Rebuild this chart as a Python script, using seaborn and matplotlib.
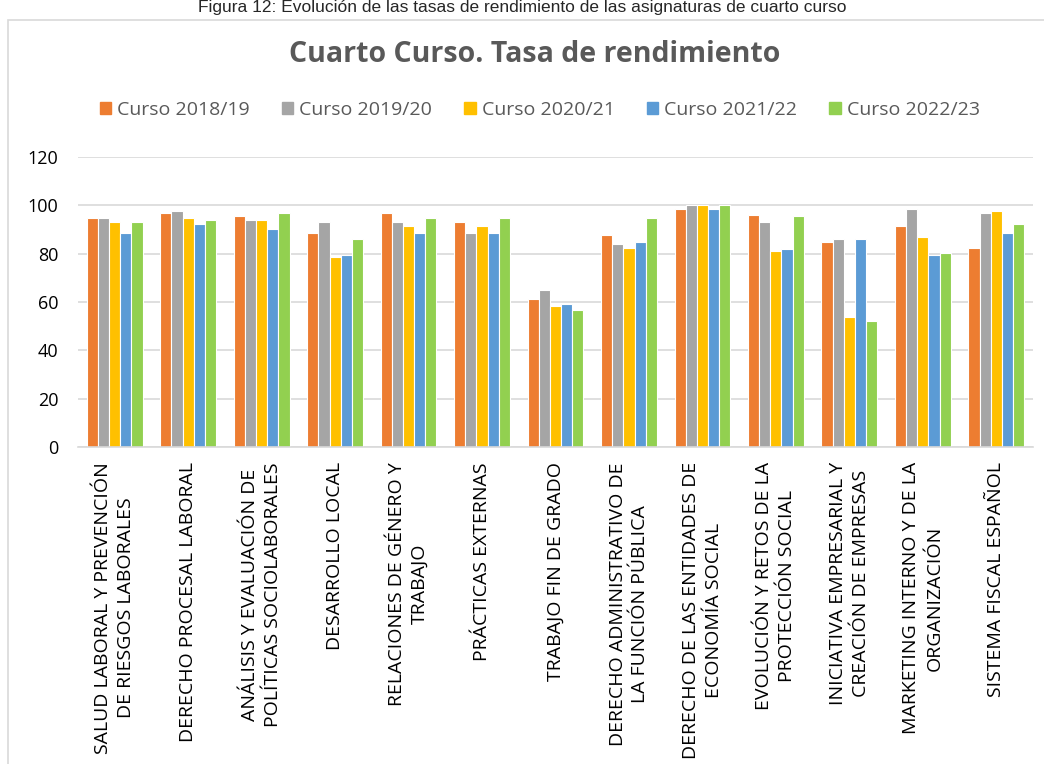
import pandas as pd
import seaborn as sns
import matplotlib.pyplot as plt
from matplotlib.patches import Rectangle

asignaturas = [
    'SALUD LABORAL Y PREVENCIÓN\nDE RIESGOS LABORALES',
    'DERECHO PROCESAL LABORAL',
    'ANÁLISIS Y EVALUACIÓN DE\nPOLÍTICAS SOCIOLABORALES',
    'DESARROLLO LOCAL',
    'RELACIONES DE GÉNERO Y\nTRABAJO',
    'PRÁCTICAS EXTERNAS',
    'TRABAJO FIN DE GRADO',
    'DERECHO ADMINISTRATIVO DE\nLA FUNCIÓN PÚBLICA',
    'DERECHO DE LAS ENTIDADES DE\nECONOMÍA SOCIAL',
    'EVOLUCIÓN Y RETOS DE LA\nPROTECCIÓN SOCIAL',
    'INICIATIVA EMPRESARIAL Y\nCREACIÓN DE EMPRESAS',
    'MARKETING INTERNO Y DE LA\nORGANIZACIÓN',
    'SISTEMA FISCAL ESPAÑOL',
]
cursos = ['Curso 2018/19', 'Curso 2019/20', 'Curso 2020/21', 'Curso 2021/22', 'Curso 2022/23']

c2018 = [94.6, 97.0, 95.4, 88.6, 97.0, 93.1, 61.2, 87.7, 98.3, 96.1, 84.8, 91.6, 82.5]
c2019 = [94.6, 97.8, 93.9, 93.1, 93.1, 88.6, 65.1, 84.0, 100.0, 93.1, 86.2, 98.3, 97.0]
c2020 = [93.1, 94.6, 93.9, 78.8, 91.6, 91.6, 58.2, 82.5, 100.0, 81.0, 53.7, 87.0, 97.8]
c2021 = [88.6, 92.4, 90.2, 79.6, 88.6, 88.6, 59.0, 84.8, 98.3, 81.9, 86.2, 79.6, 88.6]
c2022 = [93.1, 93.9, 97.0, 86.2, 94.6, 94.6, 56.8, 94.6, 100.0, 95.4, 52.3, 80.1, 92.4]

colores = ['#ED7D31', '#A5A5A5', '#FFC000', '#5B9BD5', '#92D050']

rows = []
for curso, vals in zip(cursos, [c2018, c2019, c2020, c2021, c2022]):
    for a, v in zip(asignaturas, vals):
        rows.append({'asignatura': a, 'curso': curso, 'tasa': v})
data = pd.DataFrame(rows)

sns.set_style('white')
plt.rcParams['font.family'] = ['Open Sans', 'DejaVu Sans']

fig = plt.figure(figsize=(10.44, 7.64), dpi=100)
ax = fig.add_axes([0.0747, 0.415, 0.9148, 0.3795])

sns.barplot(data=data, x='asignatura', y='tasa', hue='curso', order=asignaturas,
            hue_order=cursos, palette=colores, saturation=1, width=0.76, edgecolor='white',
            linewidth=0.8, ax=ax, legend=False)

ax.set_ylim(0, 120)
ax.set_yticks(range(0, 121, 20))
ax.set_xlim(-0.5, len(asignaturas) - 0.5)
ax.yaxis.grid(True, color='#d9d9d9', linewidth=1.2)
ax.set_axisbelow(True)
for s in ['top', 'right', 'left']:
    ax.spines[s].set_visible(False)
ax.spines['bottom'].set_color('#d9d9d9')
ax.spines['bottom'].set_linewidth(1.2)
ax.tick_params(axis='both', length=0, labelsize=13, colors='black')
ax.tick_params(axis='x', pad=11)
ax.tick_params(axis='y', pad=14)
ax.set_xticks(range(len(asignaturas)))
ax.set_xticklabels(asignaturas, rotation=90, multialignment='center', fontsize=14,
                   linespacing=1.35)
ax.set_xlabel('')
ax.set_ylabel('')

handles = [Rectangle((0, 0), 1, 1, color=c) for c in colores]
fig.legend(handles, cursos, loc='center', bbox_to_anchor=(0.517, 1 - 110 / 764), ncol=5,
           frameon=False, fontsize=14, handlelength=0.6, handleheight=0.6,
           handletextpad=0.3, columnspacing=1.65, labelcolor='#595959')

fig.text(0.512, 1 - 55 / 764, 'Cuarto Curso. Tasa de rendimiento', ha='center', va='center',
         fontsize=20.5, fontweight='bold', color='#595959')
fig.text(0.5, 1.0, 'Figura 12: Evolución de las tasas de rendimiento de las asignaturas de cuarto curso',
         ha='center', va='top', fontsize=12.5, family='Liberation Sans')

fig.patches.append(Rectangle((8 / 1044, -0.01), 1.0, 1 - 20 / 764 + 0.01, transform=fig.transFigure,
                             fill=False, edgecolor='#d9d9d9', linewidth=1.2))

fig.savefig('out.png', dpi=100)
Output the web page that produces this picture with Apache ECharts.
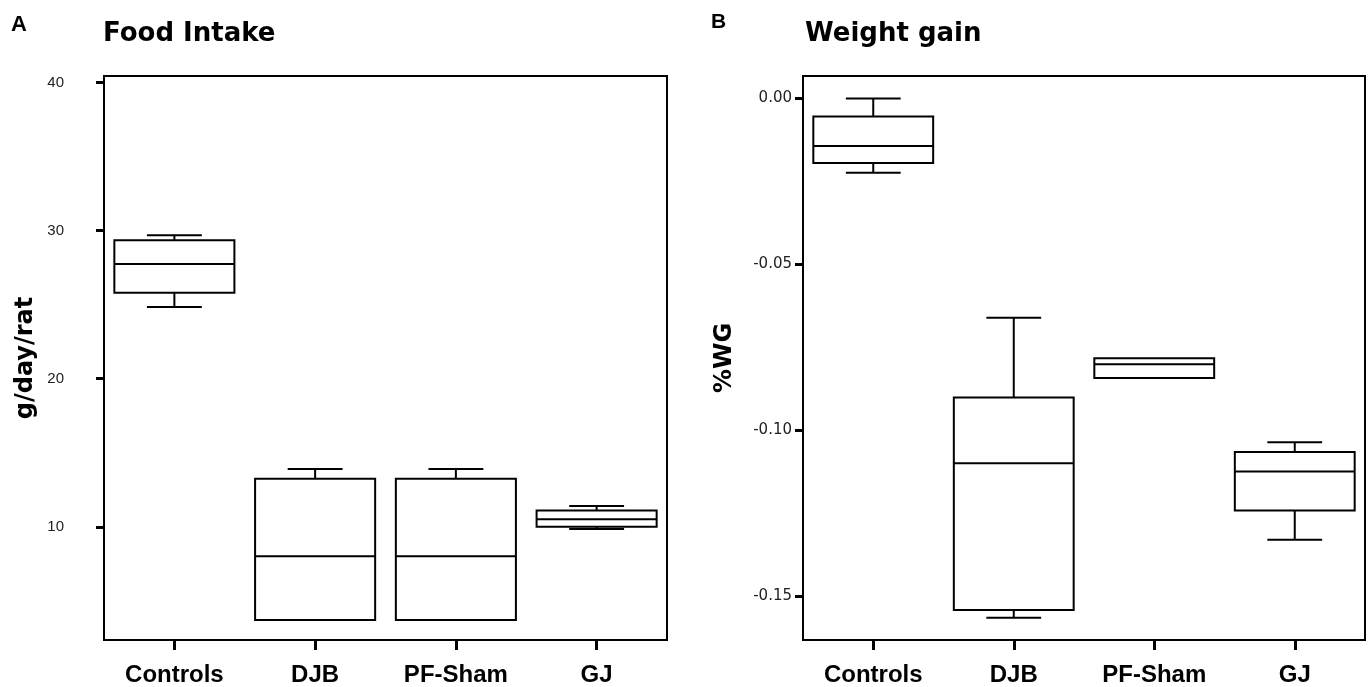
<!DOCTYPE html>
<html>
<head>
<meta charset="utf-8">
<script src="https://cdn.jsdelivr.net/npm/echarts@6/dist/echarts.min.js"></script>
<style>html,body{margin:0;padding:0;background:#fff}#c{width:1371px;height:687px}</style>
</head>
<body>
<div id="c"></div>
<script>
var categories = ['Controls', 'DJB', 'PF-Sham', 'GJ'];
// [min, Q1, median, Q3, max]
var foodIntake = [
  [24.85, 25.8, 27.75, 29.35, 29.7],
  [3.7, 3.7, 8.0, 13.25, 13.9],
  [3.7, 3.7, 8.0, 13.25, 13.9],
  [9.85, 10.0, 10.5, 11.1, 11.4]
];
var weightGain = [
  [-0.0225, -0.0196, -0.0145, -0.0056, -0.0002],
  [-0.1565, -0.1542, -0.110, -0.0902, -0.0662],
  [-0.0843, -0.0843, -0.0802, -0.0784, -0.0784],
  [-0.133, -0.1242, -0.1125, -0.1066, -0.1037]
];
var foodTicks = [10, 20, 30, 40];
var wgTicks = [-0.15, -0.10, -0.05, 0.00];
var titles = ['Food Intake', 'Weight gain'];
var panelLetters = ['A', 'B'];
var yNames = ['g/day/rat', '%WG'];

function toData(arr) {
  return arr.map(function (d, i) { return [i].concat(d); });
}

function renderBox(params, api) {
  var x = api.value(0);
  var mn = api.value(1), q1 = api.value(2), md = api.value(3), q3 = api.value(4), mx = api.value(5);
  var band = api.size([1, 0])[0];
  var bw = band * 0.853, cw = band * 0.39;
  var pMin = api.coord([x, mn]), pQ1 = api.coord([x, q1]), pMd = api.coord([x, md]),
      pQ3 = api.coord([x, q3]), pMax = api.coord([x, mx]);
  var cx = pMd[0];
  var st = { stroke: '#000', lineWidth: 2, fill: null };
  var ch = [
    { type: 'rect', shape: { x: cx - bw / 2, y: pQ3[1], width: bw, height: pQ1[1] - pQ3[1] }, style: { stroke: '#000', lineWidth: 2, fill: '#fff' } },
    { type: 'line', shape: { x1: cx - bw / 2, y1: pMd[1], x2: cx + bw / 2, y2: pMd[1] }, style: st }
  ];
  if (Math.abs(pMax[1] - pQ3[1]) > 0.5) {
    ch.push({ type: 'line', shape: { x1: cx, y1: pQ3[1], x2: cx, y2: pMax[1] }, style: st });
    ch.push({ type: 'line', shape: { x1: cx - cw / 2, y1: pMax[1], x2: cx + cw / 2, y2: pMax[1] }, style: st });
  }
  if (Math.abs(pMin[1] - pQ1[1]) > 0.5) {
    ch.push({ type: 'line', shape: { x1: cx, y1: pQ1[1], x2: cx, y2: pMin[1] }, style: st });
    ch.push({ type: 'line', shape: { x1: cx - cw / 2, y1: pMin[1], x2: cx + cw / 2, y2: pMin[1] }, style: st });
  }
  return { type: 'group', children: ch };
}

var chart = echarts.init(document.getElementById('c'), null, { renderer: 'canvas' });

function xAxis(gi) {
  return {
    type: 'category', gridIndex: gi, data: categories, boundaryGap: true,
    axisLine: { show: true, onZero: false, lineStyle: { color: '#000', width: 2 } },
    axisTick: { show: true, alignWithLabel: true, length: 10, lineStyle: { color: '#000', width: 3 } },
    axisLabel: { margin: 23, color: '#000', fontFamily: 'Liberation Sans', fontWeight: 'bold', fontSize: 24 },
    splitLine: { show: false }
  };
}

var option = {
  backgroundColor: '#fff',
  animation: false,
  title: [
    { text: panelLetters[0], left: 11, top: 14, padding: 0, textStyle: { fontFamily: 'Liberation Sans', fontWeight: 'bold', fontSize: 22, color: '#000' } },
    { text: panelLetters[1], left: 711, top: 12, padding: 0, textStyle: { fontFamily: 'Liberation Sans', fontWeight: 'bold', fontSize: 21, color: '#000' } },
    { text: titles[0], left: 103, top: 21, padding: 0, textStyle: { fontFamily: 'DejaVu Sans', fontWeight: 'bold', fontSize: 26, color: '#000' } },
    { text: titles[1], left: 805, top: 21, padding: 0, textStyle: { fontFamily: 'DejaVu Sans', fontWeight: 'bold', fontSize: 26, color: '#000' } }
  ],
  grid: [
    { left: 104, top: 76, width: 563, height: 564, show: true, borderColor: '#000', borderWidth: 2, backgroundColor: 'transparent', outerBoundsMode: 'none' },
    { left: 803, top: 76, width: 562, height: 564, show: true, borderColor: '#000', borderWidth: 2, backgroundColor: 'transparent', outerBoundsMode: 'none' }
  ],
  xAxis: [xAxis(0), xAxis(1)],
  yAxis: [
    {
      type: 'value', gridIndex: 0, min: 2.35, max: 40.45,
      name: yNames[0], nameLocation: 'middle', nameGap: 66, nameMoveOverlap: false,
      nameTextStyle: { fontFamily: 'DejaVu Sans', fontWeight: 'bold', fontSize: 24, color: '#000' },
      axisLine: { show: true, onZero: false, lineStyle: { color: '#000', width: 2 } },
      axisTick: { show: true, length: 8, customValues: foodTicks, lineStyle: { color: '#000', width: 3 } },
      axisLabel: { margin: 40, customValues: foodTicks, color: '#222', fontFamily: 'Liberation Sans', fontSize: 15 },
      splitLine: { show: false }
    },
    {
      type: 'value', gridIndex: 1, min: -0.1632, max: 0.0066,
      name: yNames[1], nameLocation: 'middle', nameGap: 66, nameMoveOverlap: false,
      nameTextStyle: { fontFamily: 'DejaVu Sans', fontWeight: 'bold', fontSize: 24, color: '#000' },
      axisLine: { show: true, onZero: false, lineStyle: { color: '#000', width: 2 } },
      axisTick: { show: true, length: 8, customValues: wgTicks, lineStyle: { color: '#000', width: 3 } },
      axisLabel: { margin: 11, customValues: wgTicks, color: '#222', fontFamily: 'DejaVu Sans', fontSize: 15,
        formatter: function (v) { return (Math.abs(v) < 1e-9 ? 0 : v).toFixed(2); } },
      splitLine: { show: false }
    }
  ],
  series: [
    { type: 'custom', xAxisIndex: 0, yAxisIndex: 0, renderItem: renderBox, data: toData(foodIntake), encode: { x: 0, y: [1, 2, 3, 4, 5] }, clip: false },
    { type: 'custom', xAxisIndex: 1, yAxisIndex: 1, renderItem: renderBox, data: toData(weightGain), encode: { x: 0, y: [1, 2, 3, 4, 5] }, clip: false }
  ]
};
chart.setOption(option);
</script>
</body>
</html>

○ ○ ○ ○

**Set problem**.
Quote only what lies between the first line of the records and the line containing "cursos = ['Curso", please, including both lines and excluding images.

**Written answer**.
Rebuild this chart as a Python script, using seaborn and matplotlib.
import pandas as pd
import seaborn as sns
import matplotlib.pyplot as plt
from matplotlib.patches import Rectangle

asignaturas = [
    'SALUD LABORAL Y PREVENCIÓN\nDE RIESGOS LABORALES',
    'DERECHO PROCESAL LABORAL',
    'ANÁLISIS Y EVALUACIÓN DE\nPOLÍTICAS SOCIOLABORALES',
    'DESARROLLO LOCAL',
    'RELACIONES DE GÉNERO Y\nTRABAJO',
    'PRÁCTICAS EXTERNAS',
    'TRABAJO FIN DE GRADO',
    'DERECHO ADMINISTRATIVO DE\nLA FUNCIÓN PÚBLICA',
    'DERECHO DE LAS ENTIDADES DE\nECONOMÍA SOCIAL',
    'EVOLUCIÓN Y RETOS DE LA\nPROTECCIÓN SOCIAL',
    'INICIATIVA EMPRESARIAL Y\nCREACIÓN DE EMPRESAS',
    'MARKETING INTERNO Y DE LA\nORGANIZACIÓN',
    'SISTEMA FISCAL ESPAÑOL',
]
cursos = ['Curso 2018/19', 'Curso 2019/20', 'Curso 2020/21', 'Curso 2021/22', 'Curso 2022/23']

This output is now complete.